# Task statement:
Take the line containing "Rebuild this chart as a web", the line containing "65.5, right: 28.5", and all lines between them, and transcribe them exactly. Leave out pictures.
──────── The records
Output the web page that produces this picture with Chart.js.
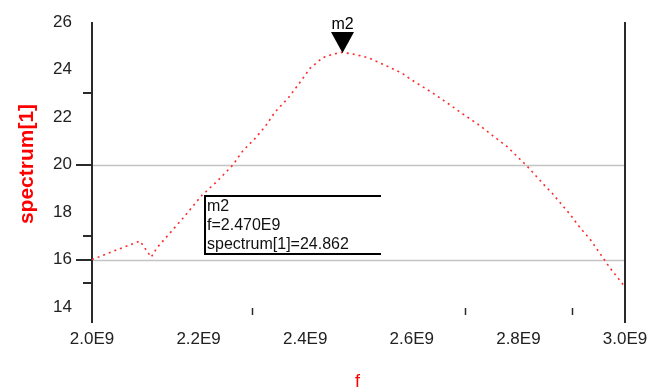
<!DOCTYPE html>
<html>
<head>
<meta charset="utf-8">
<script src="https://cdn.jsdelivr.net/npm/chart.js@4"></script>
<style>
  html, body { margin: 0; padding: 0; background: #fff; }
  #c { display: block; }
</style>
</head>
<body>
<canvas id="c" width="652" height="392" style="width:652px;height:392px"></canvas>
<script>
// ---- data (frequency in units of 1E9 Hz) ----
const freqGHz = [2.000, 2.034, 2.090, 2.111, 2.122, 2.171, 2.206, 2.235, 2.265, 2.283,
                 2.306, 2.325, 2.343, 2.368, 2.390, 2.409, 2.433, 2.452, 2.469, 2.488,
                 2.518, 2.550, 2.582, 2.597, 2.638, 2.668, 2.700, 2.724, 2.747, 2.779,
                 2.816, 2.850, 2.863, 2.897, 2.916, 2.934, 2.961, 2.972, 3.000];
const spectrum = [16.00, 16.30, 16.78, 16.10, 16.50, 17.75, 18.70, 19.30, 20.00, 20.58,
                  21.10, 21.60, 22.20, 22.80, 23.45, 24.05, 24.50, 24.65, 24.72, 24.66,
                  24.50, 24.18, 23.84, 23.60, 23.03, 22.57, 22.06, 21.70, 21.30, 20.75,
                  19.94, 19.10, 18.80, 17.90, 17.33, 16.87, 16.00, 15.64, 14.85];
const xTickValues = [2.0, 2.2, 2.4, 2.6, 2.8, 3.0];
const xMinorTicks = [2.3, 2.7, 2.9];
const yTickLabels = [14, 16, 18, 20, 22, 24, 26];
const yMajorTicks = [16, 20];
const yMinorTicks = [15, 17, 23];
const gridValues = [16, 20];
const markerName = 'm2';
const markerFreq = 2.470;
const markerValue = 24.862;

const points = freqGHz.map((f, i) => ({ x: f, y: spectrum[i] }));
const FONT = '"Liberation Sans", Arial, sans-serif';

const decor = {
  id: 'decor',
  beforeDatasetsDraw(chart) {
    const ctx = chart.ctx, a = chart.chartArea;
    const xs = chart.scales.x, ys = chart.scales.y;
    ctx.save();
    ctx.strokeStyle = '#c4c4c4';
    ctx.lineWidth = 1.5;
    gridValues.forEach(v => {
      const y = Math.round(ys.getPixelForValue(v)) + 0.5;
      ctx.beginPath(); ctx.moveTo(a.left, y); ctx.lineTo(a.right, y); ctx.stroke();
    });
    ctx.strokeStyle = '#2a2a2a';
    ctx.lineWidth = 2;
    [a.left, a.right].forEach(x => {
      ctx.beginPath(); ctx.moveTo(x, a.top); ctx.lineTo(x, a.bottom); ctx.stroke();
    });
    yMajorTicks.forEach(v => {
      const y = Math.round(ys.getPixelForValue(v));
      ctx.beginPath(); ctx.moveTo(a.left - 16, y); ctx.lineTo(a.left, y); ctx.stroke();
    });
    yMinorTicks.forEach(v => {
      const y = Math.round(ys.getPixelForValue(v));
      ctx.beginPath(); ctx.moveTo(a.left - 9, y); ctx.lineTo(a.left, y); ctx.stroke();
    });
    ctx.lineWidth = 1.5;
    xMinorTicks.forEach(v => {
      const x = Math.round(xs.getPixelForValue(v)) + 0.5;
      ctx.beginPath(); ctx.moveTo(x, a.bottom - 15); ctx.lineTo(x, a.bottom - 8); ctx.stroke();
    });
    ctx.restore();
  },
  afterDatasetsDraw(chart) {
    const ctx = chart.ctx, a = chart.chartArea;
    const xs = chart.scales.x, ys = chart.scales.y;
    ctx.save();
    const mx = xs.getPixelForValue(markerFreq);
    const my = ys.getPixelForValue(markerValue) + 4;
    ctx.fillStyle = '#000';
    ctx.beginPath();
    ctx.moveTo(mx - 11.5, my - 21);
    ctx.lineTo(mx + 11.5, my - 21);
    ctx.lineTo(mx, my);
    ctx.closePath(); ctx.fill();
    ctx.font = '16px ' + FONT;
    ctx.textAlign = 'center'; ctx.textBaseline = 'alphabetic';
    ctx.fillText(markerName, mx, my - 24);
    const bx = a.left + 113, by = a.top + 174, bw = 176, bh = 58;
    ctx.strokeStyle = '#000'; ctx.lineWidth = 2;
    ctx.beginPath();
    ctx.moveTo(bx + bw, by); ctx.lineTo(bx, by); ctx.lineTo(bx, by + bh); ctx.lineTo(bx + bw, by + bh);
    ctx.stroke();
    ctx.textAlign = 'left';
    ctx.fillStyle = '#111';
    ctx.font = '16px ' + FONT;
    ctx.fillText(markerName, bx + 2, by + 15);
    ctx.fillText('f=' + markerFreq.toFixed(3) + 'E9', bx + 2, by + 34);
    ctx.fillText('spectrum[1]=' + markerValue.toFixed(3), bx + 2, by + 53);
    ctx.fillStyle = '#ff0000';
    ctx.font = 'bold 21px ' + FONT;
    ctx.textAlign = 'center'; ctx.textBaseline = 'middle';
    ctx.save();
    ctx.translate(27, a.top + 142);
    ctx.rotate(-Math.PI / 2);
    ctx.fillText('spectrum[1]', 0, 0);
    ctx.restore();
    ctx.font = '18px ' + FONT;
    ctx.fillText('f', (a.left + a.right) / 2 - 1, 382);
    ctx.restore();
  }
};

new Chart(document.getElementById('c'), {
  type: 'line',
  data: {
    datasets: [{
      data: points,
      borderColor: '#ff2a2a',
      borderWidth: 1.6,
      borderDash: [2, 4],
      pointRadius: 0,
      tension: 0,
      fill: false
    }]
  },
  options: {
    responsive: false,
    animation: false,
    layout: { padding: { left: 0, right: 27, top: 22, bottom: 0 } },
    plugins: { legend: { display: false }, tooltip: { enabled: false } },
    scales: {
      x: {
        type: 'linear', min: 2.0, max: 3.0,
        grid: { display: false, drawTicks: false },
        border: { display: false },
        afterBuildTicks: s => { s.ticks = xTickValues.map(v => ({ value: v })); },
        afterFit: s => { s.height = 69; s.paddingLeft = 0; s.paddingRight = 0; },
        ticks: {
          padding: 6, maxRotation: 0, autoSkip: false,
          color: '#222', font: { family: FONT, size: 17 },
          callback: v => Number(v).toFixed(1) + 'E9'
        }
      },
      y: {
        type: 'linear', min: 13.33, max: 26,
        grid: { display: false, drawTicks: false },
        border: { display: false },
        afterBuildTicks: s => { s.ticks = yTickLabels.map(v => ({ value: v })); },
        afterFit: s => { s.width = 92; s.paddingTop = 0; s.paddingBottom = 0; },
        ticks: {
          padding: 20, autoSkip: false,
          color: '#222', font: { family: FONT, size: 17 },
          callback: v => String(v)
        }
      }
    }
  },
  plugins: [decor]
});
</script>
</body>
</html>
────────────────
──────── The records
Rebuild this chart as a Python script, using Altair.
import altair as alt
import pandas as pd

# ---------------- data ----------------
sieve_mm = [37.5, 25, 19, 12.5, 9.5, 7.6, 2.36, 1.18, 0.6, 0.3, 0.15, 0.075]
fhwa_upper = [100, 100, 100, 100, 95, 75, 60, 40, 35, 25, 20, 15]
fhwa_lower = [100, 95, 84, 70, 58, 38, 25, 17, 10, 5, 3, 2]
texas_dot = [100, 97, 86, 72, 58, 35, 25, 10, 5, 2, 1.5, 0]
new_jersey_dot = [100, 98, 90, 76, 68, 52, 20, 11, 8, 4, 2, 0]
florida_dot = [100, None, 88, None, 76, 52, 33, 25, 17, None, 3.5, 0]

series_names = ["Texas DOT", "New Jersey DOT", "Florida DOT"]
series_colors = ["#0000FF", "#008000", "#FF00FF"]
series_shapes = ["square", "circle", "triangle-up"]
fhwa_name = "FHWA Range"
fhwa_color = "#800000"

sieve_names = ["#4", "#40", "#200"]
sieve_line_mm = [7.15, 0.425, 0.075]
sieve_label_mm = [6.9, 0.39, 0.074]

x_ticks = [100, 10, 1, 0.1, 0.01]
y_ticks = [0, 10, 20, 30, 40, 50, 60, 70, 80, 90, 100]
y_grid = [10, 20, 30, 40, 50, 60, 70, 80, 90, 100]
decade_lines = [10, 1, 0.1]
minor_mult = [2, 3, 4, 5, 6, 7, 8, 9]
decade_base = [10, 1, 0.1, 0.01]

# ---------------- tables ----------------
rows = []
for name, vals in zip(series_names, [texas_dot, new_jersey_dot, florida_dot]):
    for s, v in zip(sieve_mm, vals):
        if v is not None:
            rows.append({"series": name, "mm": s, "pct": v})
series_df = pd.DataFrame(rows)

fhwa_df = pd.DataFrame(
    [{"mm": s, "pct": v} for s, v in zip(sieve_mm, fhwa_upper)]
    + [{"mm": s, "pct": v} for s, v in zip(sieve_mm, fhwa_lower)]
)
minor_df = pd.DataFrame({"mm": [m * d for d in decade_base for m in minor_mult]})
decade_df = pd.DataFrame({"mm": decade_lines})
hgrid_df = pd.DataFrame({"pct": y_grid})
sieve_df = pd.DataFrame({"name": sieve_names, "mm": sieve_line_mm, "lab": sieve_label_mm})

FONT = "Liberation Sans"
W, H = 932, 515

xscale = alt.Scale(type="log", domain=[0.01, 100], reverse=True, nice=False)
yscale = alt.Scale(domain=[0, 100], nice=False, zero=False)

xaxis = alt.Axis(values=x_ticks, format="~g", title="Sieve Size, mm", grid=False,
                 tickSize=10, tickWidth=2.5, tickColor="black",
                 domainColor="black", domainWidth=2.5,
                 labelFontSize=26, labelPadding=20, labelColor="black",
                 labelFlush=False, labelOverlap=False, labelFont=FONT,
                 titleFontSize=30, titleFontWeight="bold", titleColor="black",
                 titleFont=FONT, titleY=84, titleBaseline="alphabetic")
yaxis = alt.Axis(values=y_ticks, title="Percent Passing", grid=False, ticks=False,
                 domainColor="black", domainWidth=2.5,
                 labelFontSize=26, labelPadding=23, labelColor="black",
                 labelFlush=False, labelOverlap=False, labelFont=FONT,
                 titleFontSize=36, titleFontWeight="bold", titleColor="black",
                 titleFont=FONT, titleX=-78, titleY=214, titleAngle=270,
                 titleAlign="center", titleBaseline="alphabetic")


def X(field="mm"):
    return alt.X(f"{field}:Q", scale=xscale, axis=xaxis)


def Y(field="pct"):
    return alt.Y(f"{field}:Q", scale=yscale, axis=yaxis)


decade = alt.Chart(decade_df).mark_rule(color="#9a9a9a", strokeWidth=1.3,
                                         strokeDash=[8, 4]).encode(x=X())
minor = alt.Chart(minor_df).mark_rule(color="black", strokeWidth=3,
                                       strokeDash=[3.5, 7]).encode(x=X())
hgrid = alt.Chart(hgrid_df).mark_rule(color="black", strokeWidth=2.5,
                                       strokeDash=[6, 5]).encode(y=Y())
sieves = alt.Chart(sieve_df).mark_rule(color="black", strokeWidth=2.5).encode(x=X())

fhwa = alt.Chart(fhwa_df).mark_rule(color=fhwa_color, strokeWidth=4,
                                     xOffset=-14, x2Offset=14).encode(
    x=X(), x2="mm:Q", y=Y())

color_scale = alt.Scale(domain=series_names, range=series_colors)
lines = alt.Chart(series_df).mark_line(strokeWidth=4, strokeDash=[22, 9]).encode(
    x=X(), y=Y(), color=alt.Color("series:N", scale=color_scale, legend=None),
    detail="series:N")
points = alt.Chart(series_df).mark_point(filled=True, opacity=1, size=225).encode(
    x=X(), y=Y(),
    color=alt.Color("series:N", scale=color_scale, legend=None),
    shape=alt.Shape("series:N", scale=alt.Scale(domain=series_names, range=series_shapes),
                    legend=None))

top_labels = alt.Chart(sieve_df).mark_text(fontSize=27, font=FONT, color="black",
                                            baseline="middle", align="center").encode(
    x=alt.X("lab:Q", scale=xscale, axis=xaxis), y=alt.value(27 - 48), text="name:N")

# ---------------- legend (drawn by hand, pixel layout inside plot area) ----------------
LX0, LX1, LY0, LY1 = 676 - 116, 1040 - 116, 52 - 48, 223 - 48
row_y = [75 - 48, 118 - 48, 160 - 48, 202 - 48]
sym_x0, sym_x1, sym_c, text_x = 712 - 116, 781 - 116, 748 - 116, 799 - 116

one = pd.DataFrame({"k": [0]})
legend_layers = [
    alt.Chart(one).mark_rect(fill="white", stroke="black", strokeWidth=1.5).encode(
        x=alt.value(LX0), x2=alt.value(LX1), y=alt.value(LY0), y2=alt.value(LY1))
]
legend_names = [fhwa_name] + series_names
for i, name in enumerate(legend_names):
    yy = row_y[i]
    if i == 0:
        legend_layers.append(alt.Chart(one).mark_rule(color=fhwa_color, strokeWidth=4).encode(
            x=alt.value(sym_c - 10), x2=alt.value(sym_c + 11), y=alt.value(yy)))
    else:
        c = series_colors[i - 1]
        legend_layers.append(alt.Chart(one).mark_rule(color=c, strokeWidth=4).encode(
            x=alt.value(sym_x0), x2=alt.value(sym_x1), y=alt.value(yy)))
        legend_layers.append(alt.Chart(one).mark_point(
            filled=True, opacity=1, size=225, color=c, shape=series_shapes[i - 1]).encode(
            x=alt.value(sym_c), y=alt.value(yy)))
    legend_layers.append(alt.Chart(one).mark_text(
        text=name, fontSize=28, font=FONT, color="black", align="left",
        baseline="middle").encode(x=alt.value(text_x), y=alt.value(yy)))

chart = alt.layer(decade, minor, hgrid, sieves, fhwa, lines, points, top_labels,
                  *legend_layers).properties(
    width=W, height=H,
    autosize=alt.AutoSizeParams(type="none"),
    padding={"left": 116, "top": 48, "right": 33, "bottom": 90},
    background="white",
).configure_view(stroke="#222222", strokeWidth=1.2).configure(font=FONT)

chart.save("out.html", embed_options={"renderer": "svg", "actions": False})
────────────────
──────── The records
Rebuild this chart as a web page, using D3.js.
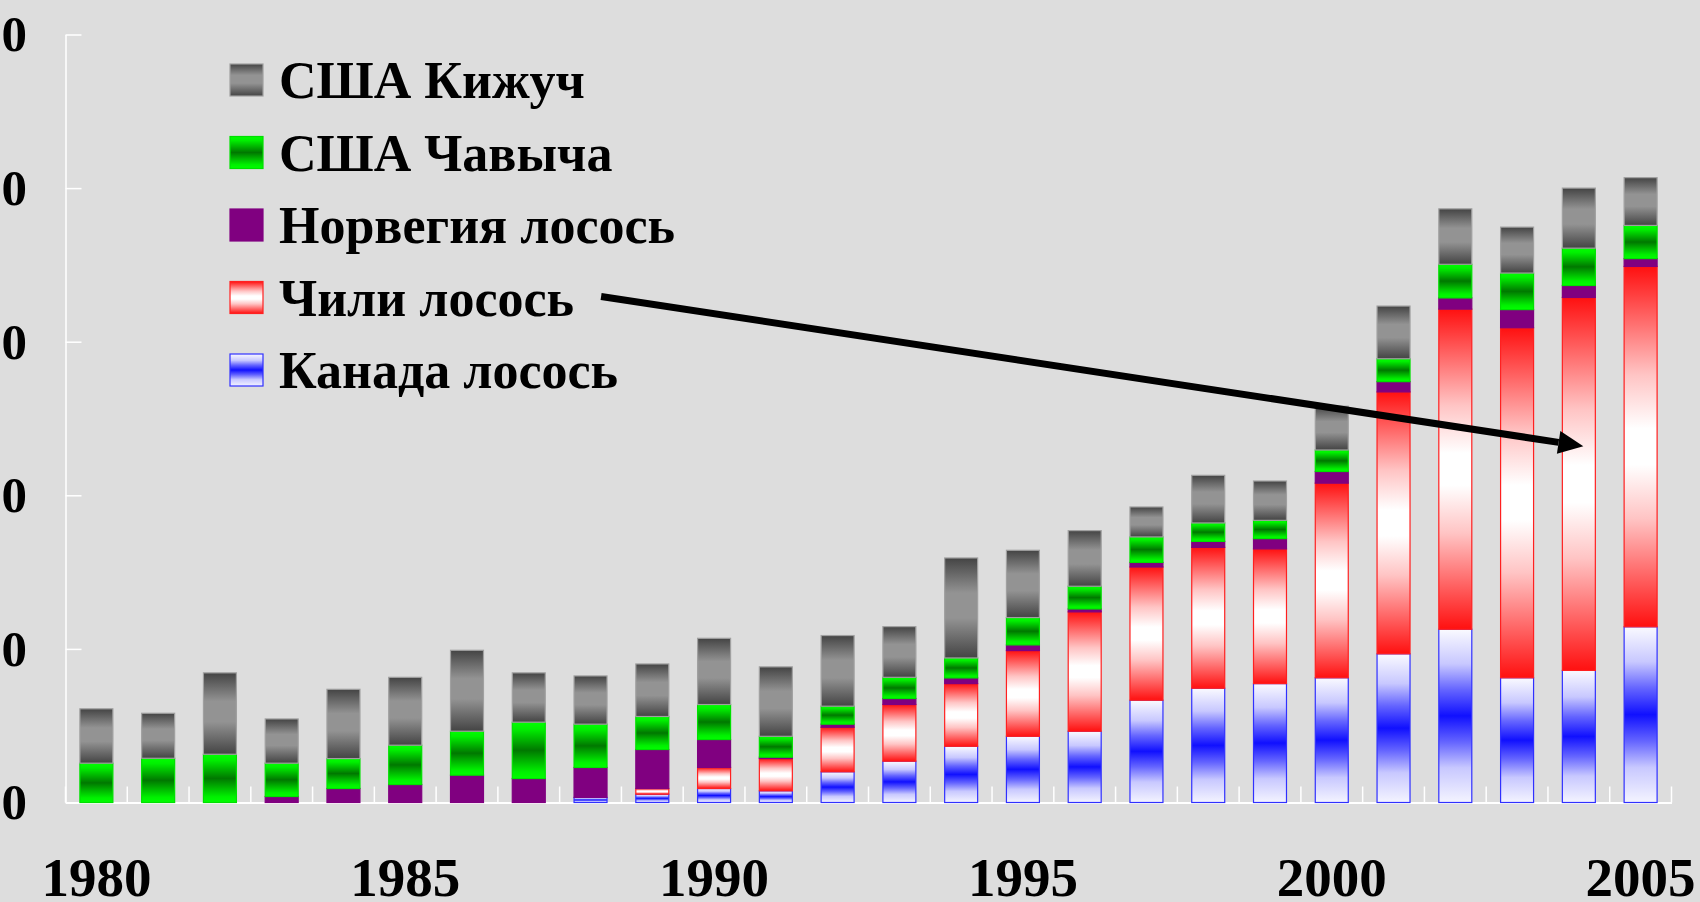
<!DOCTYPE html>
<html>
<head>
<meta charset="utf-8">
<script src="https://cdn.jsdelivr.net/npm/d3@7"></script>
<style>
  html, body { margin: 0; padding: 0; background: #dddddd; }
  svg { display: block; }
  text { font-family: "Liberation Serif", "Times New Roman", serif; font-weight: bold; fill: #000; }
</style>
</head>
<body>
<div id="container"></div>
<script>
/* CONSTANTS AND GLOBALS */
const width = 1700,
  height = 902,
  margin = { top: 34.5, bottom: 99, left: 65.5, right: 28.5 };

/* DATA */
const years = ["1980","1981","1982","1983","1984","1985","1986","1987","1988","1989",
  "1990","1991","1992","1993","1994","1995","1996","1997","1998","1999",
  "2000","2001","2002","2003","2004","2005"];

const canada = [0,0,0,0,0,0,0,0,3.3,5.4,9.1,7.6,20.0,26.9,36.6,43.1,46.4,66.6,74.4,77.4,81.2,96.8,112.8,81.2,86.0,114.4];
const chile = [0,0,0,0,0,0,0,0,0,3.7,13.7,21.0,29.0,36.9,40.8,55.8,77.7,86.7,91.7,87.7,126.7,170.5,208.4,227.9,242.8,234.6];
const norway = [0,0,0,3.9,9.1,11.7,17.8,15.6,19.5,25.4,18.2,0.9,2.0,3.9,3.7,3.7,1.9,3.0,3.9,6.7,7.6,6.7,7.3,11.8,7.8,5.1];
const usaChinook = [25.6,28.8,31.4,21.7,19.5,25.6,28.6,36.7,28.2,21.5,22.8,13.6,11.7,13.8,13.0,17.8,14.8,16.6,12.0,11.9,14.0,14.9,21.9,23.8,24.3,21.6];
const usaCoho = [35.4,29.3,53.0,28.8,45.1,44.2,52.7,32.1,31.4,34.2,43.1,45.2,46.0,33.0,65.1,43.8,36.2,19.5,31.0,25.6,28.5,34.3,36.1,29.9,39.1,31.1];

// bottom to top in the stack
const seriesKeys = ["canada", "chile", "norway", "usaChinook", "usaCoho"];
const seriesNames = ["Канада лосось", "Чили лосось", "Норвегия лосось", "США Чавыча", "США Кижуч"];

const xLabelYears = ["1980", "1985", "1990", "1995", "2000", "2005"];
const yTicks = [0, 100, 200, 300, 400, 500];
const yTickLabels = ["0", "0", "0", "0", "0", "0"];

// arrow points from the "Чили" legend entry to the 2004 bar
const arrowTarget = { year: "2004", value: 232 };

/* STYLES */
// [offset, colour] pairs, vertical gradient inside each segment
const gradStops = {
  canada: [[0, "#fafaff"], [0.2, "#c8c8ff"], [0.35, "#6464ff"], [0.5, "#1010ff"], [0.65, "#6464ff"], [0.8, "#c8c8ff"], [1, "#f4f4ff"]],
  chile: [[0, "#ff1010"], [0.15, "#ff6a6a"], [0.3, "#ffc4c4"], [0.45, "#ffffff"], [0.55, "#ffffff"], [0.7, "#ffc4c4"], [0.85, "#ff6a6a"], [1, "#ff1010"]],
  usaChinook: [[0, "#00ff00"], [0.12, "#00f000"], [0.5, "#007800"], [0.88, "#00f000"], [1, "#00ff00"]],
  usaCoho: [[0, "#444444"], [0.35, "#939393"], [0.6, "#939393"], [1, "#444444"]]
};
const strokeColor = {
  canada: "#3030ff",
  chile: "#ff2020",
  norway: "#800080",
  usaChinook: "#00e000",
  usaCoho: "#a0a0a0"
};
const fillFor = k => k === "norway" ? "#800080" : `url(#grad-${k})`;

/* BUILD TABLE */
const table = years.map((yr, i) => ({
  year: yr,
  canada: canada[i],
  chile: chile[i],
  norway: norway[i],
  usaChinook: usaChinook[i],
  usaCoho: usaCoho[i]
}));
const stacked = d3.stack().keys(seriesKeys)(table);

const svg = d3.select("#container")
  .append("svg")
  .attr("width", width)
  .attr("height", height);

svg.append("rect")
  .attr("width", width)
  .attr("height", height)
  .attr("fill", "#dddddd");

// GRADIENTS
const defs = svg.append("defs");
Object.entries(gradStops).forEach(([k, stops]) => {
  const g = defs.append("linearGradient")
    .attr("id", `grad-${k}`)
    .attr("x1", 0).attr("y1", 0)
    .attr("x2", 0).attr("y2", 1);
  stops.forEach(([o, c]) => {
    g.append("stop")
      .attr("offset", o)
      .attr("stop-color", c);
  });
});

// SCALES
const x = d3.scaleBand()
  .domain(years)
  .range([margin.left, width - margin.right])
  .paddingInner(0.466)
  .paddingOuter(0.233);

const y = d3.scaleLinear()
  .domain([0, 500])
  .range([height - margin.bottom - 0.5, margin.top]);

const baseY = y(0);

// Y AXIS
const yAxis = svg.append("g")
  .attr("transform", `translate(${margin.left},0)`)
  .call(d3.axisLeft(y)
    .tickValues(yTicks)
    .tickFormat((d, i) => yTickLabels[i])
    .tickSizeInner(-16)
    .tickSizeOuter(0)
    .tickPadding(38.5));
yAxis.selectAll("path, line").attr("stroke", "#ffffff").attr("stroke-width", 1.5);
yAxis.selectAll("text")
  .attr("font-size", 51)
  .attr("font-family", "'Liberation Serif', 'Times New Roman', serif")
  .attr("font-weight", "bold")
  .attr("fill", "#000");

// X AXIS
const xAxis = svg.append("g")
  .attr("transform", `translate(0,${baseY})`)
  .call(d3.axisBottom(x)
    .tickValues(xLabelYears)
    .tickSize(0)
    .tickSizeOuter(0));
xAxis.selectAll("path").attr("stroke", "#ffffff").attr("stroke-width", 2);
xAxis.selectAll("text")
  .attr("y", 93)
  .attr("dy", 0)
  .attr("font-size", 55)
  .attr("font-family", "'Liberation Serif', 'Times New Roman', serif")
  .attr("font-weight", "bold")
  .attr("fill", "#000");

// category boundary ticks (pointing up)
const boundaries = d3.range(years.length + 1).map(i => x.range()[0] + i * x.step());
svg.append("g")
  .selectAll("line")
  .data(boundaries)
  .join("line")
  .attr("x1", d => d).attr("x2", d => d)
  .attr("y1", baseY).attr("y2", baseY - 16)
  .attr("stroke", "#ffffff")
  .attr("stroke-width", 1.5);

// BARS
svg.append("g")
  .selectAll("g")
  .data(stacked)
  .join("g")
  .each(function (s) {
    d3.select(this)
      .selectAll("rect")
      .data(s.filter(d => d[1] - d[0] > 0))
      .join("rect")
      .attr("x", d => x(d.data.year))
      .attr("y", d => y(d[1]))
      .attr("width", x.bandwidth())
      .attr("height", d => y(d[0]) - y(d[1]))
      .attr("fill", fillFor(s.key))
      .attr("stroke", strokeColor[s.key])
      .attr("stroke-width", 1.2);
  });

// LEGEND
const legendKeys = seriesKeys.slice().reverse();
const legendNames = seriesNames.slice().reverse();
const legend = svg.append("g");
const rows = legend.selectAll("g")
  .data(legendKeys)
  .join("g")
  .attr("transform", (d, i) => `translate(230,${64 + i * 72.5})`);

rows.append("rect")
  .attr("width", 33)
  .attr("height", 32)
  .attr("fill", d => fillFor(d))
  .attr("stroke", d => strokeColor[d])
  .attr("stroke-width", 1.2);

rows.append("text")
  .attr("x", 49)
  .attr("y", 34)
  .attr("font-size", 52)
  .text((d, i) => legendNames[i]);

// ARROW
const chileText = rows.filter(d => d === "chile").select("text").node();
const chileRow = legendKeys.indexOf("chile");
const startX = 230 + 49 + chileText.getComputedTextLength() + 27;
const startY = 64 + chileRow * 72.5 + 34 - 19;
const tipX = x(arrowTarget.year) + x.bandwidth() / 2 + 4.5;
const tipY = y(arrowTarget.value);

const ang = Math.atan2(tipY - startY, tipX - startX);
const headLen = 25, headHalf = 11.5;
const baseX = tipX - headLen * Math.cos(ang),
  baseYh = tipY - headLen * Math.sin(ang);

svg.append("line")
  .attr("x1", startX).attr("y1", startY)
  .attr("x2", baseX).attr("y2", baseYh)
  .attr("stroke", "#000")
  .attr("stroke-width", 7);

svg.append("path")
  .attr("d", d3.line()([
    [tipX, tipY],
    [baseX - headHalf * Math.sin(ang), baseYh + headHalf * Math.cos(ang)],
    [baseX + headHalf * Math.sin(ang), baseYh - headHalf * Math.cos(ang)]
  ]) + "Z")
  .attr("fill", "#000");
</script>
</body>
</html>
────────────────
# Solution to this problem:
Rebuild this chart as a web page, using D3.js.
<!DOCTYPE html>
<html>
<head>
<meta charset="utf-8">
<script src="https://cdn.jsdelivr.net/npm/d3@7"></script>
<style>
  html, body { margin: 0; padding: 0; background: #dddddd; }
  svg { display: block; }
  text { font-family: "Liberation Serif", "Times New Roman", serif; font-weight: bold; fill: #000; }
</style>
</head>
<body>
<div id="container"></div>
<script>
/* CONSTANTS AND GLOBALS */
const width = 1700,
  height = 902,
  margin = { top: 34.5, bottom: 99, left: 65.5, right: 28.5 };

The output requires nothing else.